BLAMONT JACQUES (1926-2020)
Astrophysicien, membre de l’Institut, Jacques-Émile Blamont a été l’un des pères de la recherche spatiale française, ayant notamment œuvré à la création du Centre national d'études spatiales (CNES).
Le scientifique et l’espace
Né le 13 octobre 1926 à Paris, Jacques Blamont est admis à l’École normale supérieure (ENS) en 1948. Élève d’Alfred Kastler – qui recevra le prix Nobel de physique en 1966 –, il obtient l’agrégation de sciences physiques en 1952 puis soutient sa thèse en 1956. Nommé l’année suivante professeur à la faculté des sciences de Paris, il fonde en 1958 le premier laboratoire français consacré à la recherche scientifique depuis l’espace : le Service d’aéronomie. Il en sera le directeur de 1962 à 1985. Chargé de la contribution française à l’Année géophysique internationale (AGI, juillet 1957-décembre 1958), il peut procéder au lancement, en mars 1959, d’une nouvelle version de la fusée Véronique (appelée Véronique AGI) depuis la base d’Hammaguir, au Sahara. Le succès de ces tirs lui permet de proposer au général de Gaulle la création d’une Agence spatiale française, le CNES (Centre national d’études spatiales), fondé en 1961. Il en fut le premier directeur scientifique et technique puis le conseiller des directeurs successifs jusqu’à la fin de sa vie. On lui doit la mise au point des premiers satellites français (FR-1 et Tournesol) et le choix de Kourou en Guyane comme base européenne de lancement de fusées.
À la tête d’une équipe de jeunes chercheurs et ingénieurs au Service d’aéronomie et avec les moyens développés au CNES, il contribue à de nombreuses découvertes en géophysique et en astrophysique. Il met en évidence la « turbopause »(limite supérieure de la turbulence dans l’atmosphère) grâce à l’émission, à partir d’une fusée, de nuages de sodium dans l’atmosphère et en utilisant les interactions lumière-atomes, héritage des travaux du laboratoire Kastler. Il réalise les premières mesures du vent et de la température de la haute atmosphère. Il développe les ballons stratosphériques pour observer l’environnement terrestre et planétaire, et il introduit la technique de sondage de l’atmosphère par laser (lidar) pour étudier température, dynamique et concentration en ozone.

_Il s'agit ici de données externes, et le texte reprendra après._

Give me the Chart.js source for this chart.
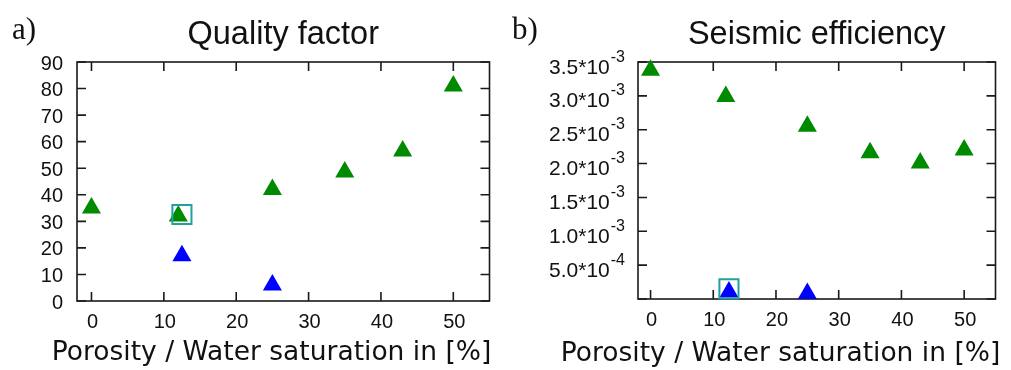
<!DOCTYPE html>
<html>
<head>
<meta charset="utf-8">
<script src="https://cdn.jsdelivr.net/npm/chart.js@4.4.1/dist/chart.umd.min.js"></script>
<style>
  html, body { margin: 0; padding: 0; background: #fff; }
  #wrap { position: relative; width: 1011px; height: 370px; overflow: hidden; background: #fff; }
  #qa { position: absolute; left: 0; top: 0; }
  #qb { position: absolute; left: 505px; top: 0; }
</style>
</head>
<body>
<div id="wrap">
  <canvas id="qa" width="505" height="370"></canvas>
  <canvas id="qb" width="506" height="370"></canvas>
</div>
<script>
// ---- data ---------------------------------------------------------------
// porosity / water saturation in percent
const porosityDry = [0, 12, 25, 35, 43, 50];
const porosityWet = [12.5, 25];
const porosityRef = [12.5];

// a) quality factor
const qualityDry = [35, 32, 42, 48.6, 56.5, 81];
const qualityWet = [17, 6];
const qualityRef = [32.6];

// b) seismic efficiency
const efficiencyDry = [3.38e-3, 2.99e-3, 2.55e-3, 2.16e-3, 2.01e-3, 2.2e-3];
const efficiencyWet = [1.04e-4, 8.1e-5];
const efficiencyRef = [1.49e-4];

// axis ticks
const xTicks = [0, 10, 20, 30, 40, 50];
const qualityTicks = [0, 10, 20, 30, 40, 50, 60, 70, 80, 90];
const qualityTickLabels = ['0', '10', '20', '30', '40', '50', '60', '70', '80', '90'];
const efficiencyTicks = [0, 5e-4, 1e-3, 1.5e-3, 2e-3, 2.5e-3, 3e-3, 3.5e-3];
const efficiencyTickLabels = ['', '5.0*10^-4', '1.0*10^-3', '1.5*10^-3', '2.0*10^-3',
                              '2.5*10^-3', '3.0*10^-3', '3.5*10^-3'];

const GREEN = '#008a00';
const BLUE = '#0000ff';
const TEAL = '#22a0a0';
const INK = '#1a1a1a';

const pts = (xs, ys) => xs.map((x, i) => ({ x: x, y: ys[i] }));

// Box frame with inward ticks on all four sides, tick labels and captions
const framePlugin = {
  id: 'frame',
  beforeDatasetsDraw(chart, args, o) {
    const { ctx, chartArea: a } = chart;
    const xs = chart.scales.x, ys = chart.scales.y;
    const T = 9;
    ctx.save();
    ctx.strokeStyle = INK;
    ctx.lineWidth = 1.6;
    ctx.strokeRect(a.left, a.top, a.right - a.left, a.bottom - a.top);
    ctx.beginPath();
    xs.ticks.forEach(t => {
      const px = xs.getPixelForValue(t.value);
      ctx.moveTo(px, a.bottom); ctx.lineTo(px, a.bottom - T);
      ctx.moveTo(px, a.top); ctx.lineTo(px, a.top + T);
    });
    ys.ticks.forEach(t => {
      const py = ys.getPixelForValue(t.value);
      ctx.moveTo(a.left, py); ctx.lineTo(a.left + T, py);
      ctx.moveTo(a.right, py); ctx.lineTo(a.right - T, py);
    });
    ctx.stroke();
    ctx.restore();
  },
  afterDraw(chart, args, o) {
    const { ctx, chartArea: a } = chart;
    const xs = chart.scales.x, ys = chart.scales.y;
    ctx.save();
    ctx.fillStyle = '#111';

    // x tick labels
    ctx.font = '20px "Liberation Sans", Arial, sans-serif';
    ctx.textAlign = 'center';
    ctx.textBaseline = 'alphabetic';
    xs.ticks.forEach((t, i) => {
      ctx.fillText(String(xTicks[i]), xs.getPixelForValue(t.value) + 1, a.bottom + 27);
    });

    // y tick labels, with optional superscript exponent after '^'
    ys.ticks.forEach((t, i) => {
      const label = o.yLabels[i];
      if (!label) return;
      const py = ys.getPixelForValue(t.value);
      const parts = label.split('^');
      ctx.textAlign = 'left';
      if (parts.length === 1) {
        ctx.font = '20px "Liberation Sans", Arial, sans-serif';
        const w = ctx.measureText(parts[0]).width;
        ctx.fillText(parts[0], o.yLabelRight - w, py + 7.5);
      } else {
        ctx.font = '16px "Liberation Sans", Arial, sans-serif';
        const ws = ctx.measureText(parts[1]).width;
        ctx.font = '21px "Liberation Sans", Arial, sans-serif';
        const wm = ctx.measureText(parts[0]).width;
        const x0 = o.yLabelRight - ws - wm - 1;
        ctx.fillText(parts[0], x0, py + 11.5);
        ctx.font = '16px "Liberation Sans", Arial, sans-serif';
        ctx.fillText(parts[1], x0 + wm + 1, py - 0.5);
      }
    });

    // panel letter
    ctx.textAlign = 'left';
    ctx.font = '31px "Liberation Serif", "Times New Roman", serif';
    ctx.fillText(o.panel, o.panelX, 39);

    // title
    ctx.textAlign = 'center';
    ctx.font = '32.5px "Liberation Sans", Arial, sans-serif';
    ctx.fillText(o.title, (a.left + a.right) / 2, 44);

    // x axis title
    ctx.font = '26.5px "DejaVu Sans", Verdana, sans-serif';
    ctx.fillText(o.xTitle, o.xTitleX, o.xTitleY);
    ctx.restore();
  }
};

function makeChart(id, c) {
  const tickSetter = vals => s => { s.ticks = vals.map(v => ({ value: v })); };
  return new Chart(document.getElementById(id), {
    type: 'scatter',
    data: {
      datasets: [
        { data: pts(porosityRef, c.ref), pointStyle: 'rect', pointRadius: 13.5,
          backgroundColor: 'rgba(0,0,0,0)', borderColor: TEAL, borderWidth: 2, clip: false },
        { data: pts(porosityDry, c.dry), pointStyle: 'triangle', pointRadius: 11,
          backgroundColor: GREEN, borderColor: GREEN, borderWidth: 0, clip: false },
        { data: pts(porosityWet, c.wet), pointStyle: 'triangle', pointRadius: 11,
          backgroundColor: BLUE, borderColor: BLUE, borderWidth: 0, clip: false }
      ]
    },
    options: {
      responsive: false,
      animation: false,
      events: [],
      layout: { padding: { top: 62, left: 0, right: c.padRight, bottom: 0 } },
      plugins: {
        legend: { display: false },
        tooltip: { enabled: false },
        frame: {
          panel: c.panel, panelX: c.panelX, title: c.title,
          xTitle: 'Porosity / Water saturation in [%]', xTitleX: c.xTitleX, xTitleY: c.xTitleY,
          yLabels: c.yLabels, yLabelRight: c.yLabelRight
        }
      },
      scales: {
        x: {
          type: 'linear', min: -2, max: 55,
          afterBuildTicks: tickSetter(xTicks),
          afterFit: s => { s.height = c.xAxisHeight; },
          ticks: { display: false }, grid: { display: false }, border: { display: false }
        },
        y: {
          type: 'linear', min: c.ymin, max: c.ymax,
          afterBuildTicks: tickSetter(c.yTicks),
          afterFit: s => { s.width = c.yAxisWidth; },
          ticks: { display: false }, grid: { display: false }, border: { display: false }
        }
      }
    },
    plugins: [framePlugin]
  });
}

makeChart('qa', {
  panel: 'a)', panelX: 12, title: 'Quality factor',
  dry: qualityDry, wet: qualityWet, ref: qualityRef,
  ymin: 0, ymax: 90, yTicks: qualityTicks, yLabels: qualityTickLabels,
  yAxisWidth: 77, xAxisHeight: 69, padRight: 12, yLabelRight: 63,
  xTitleX: 271.5, xTitleY: 360
});

makeChart('qb', {
  panel: 'b)', panelX: 7, title: 'Seismic efficiency',
  dry: efficiencyDry, wet: efficiencyWet, ref: efficiencyRef,
  ymin: 0, ymax: 3.5e-3, yTicks: efficiencyTicks, yLabels: efficiencyTickLabels,
  yAxisWidth: 133, xAxisHeight: 71, padRight: 6, yLabelRight: 120,
  xTitleX: 275.5, xTitleY: 361
});
</script>
</body>
</html>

Avec le satellite américain OGO-5 (Orbiting Geophysical Observatory), lancé en 1969, et le satellite français Tournesol (mis en orbite en 1971), il étudie la géocouronne, partie la plus extérieure de l’atmosphère terrestre, composée d’atomes d’hydrogène éclairés par le soleil en ultraviolet (rayonnement Lyman α seulement observable depuis l’espace). Il découvre le flot d’hydrogène interstellaire qui traverse le système solaire (vent interstellaire) et l’enveloppe d’hydrogène des comètes. Il développe des instruments pour le programme soviétique Vega d’exploration combinée de la planète Vénus et de la comète de Halley (1985-1986), ainsi que pour la mission européenne Giotto destinée à étudier cette même comète. Il participe à l’exploration de Mars et de ses lunes (mission soviétique Phobos en 1988), et à l’étude des planètes géantes (Voyager, 1977-1989).
Les observations par satellite impliquent une coopération avec les États-Unis et avec l’URSS. C’est une des réussites de Jacques Blamont d’avoir, en pleine guerre froide, collaboré à la fois avec les Russes et les Américains sans aucun conflit. Il entretiendra toute sa vie d’excellentes relations avec ces deux pays : professeur invité au Jet Propulsion Laboratory de la NASA et collaborateur permanent de l'Institut de recherche spatiale de l'Académie des sciences de Russie.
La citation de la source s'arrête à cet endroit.